» **EXERCISE AIM**: Omit all images. Write out the rest of the material exactly.

» **STORED DATA**:
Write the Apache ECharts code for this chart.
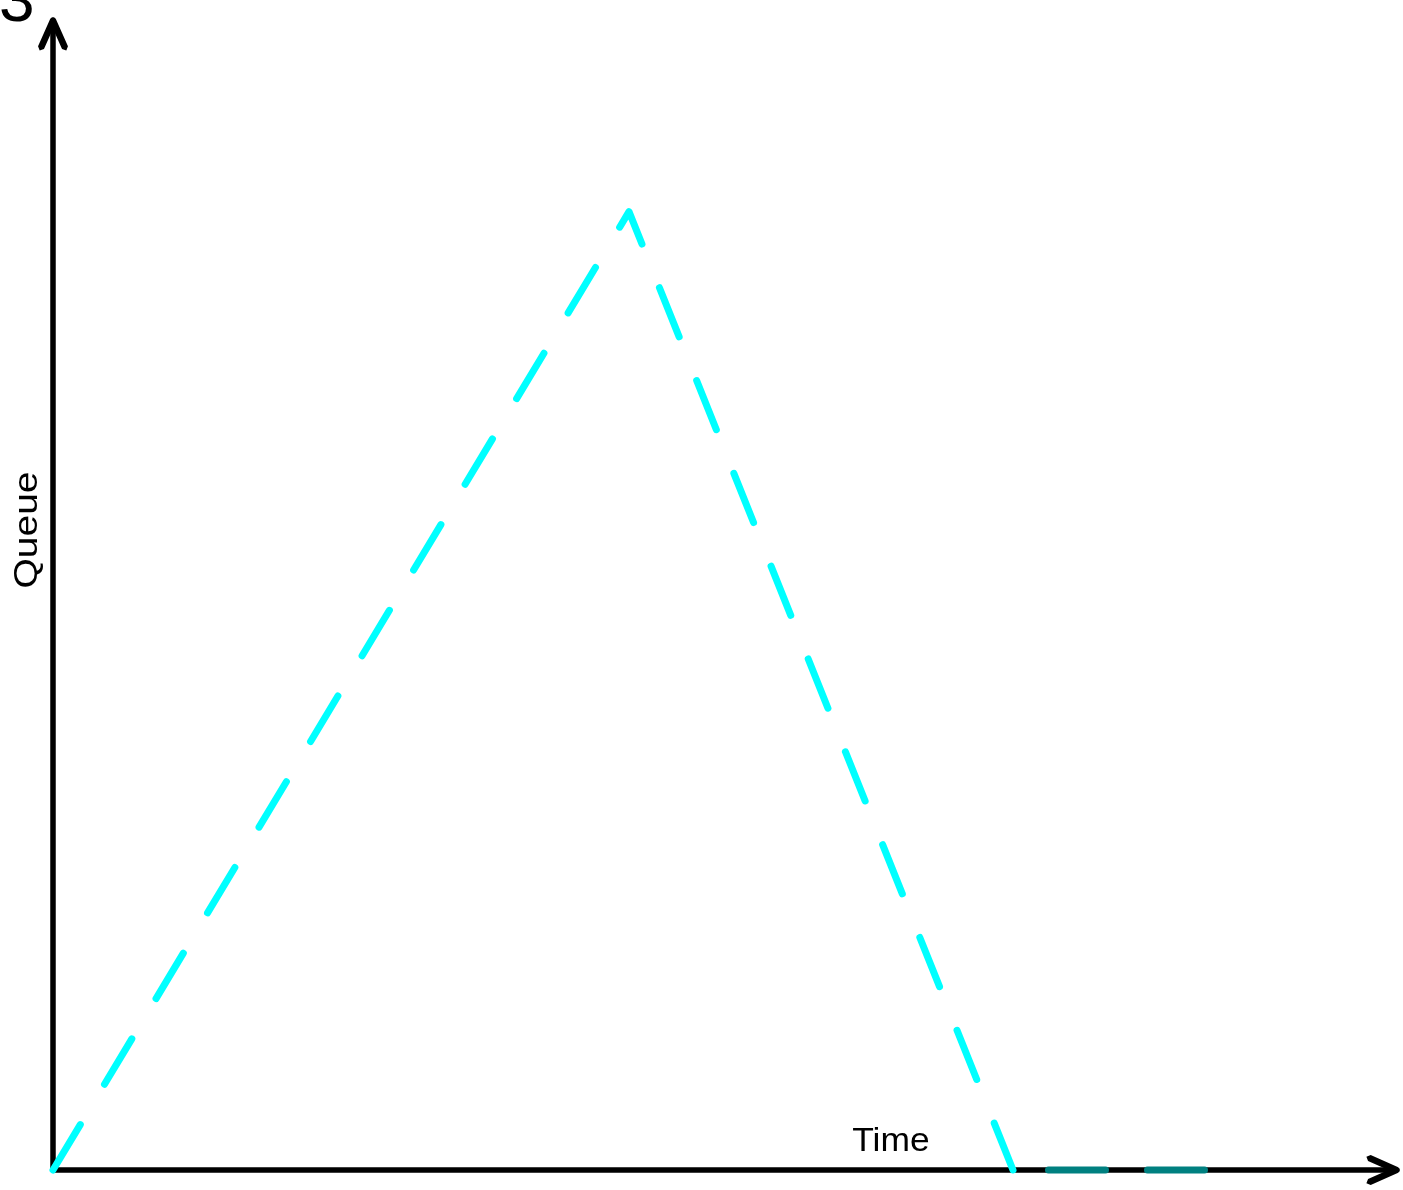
<!DOCTYPE html>
<html>
<head>
<meta charset="utf-8">
<script src="https://cdn.jsdelivr.net/npm/echarts@6/dist/echarts.min.js"></script>
<style>
html,body{margin:0;padding:0;background:#fff;}
#chart{width:1403px;height:1190px;}
</style>
</head>
<body>
<div id="chart"></div>
<script>
// Data
var rampPoints = [[0, 0], [6, 5], [10, 0]];      // cyan queue build-up and drain
var idlePoints = [[10, 0], [12, 0]];             // teal idle segment
var xRange = [0, 14];
var yRange = [0, 6];
var xTitle = 'Time';
var yTitle = 'Queue';
var cornerLabel = '3';

var FONT = 'Liberation Sans, Arial, Helvetica, sans-serif';
var chevron = 'path://M16,0.25 L18.97,2.18 L30.97,29.18 L29.32,33.47 L25.03,31.82 L16,11.5 L6.97,31.82 L2.68,33.47 L1.03,29.18 L13.03,2.18 Z';

var axisLineCfg = {
  show: true,
  onZero: false,
  lineStyle: { color: '#000', width: 5.5 },
  symbol: ['none', chevron],
  symbolSize: [30, 33.2],
  symbolOffset: [0, -14]
};

var chart = echarts.init(document.getElementById('chart'), null, { renderer: 'canvas' });
chart.setOption({
  animation: false,
  backgroundColor: '#fff',
  grid: { left: 53, right: 1403 - 1397, top: 20, bottom: 20, containLabel: false },
  xAxis: {
    type: 'value', min: xRange[0], max: xRange[1],
    axisLine: axisLineCfg, axisTick: { show: false }, axisLabel: { show: false }, splitLine: { show: false }
  },
  yAxis: {
    type: 'value', min: yRange[0], max: yRange[1],
    axisLine: axisLineCfg, axisTick: { show: false }, axisLabel: { show: false }, splitLine: { show: false }
  },
  series: [
    {
      type: 'line', data: rampPoints, showSymbol: false, symbol: 'none', clip: false, z: 3,
      lineStyle: { color: '#00FFFF', width: 7, type: [53, 47], dashOffset: 0, cap: 'round', join: 'round' }
    },
    {
      type: 'line', data: idlePoints, showSymbol: false, symbol: 'none', clip: false, z: 3,
      lineStyle: { color: '#008080', width: 7, type: [57, 42], dashOffset: 63.5, cap: 'round', join: 'round' }
    }
  ],
  graphic: [
    { type: 'text', x: 891, y: 1142, scaleX: 1.09, style: { text: xTitle, font: '32.5px ' + FONT, fill: '#000', align: 'center', verticalAlign: 'middle' } },
    { type: 'text', x: 27.5, y: 530, rotation: Math.PI / 2, scaleX: 1.18, style: { text: yTitle, font: '33px ' + FONT, fill: '#000', align: 'center', verticalAlign: 'middle' } },
    { type: 'text', x: -1, y: 3, style: { text: cornerLabel, font: '64px ' + FONT, fill: '#000', align: 'left', verticalAlign: 'middle' } }
  ]
});
</script>
</body>
</html>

» **FINISHED ANSWER**:
Write the Apache ECharts code for this chart.
<!DOCTYPE html>
<html>
<head>
<meta charset="utf-8">
<script src="https://cdn.jsdelivr.net/npm/echarts@6/dist/echarts.min.js"></script>
<style>
html,body{margin:0;padding:0;background:#fff;}
#chart{width:1403px;height:1190px;}
</style>
</head>
<body>
<div id="chart"></div>
<script>
// Data
var rampPoints = [[0, 0], [6, 5], [10, 0]];      // cyan queue build-up and drain
var idlePoints = [[10, 0], [12, 0]];             // teal idle segment
var xRange = [0, 14];
var yRange = [0, 6];
var xTitle = 'Time';
var yTitle = 'Queue';
var cornerLabel = '3';

var FONT = 'Liberation Sans, Arial, Helvetica, sans-serif';
var chevron = 'path://M16,0.25 L18.97,2.18 L30.97,29.18 L29.32,33.47 L25.03,31.82 L16,11.5 L6.97,31.82 L2.68,33.47 L1.03,29.18 L13.03,2.18 Z';

var axisLineCfg = {
  show: true,
  onZero: false,
  lineStyle: { color: '#000', width: 5.5 },
  symbol: ['none', chevron],
  symbolSize: [30, 33.2],
  symbolOffset: [0, -14]
};

var chart = echarts.init(document.getElementById('chart'), null, { renderer: 'canvas' });
chart.setOption({
  animation: false,
  backgroundColor: '#fff',
  grid: { left: 53, right: 1403 - 1397, top: 20, bottom: 20, containLabel: false },
  xAxis: {
    type: 'value', min: xRange[0], max: xRange[1],
    axisLine: axisLineCfg, axisTick: { show: false }, axisLabel: { show: false }, splitLine: { show: false }
  },
  yAxis: {
    type: 'value', min: yRange[0], max: yRange[1],
    axisLine: axisLineCfg, axisTick: { show: false }, axisLabel: { show: false }, splitLine: { show: false }
  },
  series: [
    {
      type: 'line', data: rampPoints, showSymbol: false, symbol: 'none', clip: false, z: 3,
      lineStyle: { color: '#00FFFF', width: 7, type: [53, 47], dashOffset: 0, cap: 'round', join: 'round' }
    },
    {
      type: 'line', data: idlePoints, showSymbol: false, symbol: 'none', clip: false, z: 3,
      lineStyle: { color: '#008080', width: 7, type: [57, 42], dashOffset: 63.5, cap: 'round', join: 'round' }
    }
  ],
  graphic: [
    { type: 'text', x: 891, y: 1142, scaleX: 1.09, style: { text: xTitle, font: '32.5px ' + FONT, fill: '#000', align: 'center', verticalAlign: 'middle' } },
    { type: 'text', x: 27.5, y: 530, rotation: Math.PI / 2, scaleX: 1.18, style: { text: yTitle, font: '33px ' + FONT, fill: '#000', align: 'center', verticalAlign: 'middle' } },
    { type: 'text', x: -1, y: 3, style: { text: cornerLabel, font: '64px ' + FONT, fill: '#000', align: 'left', verticalAlign: 'middle' } }
  ]
});
</script>
</body>
</html>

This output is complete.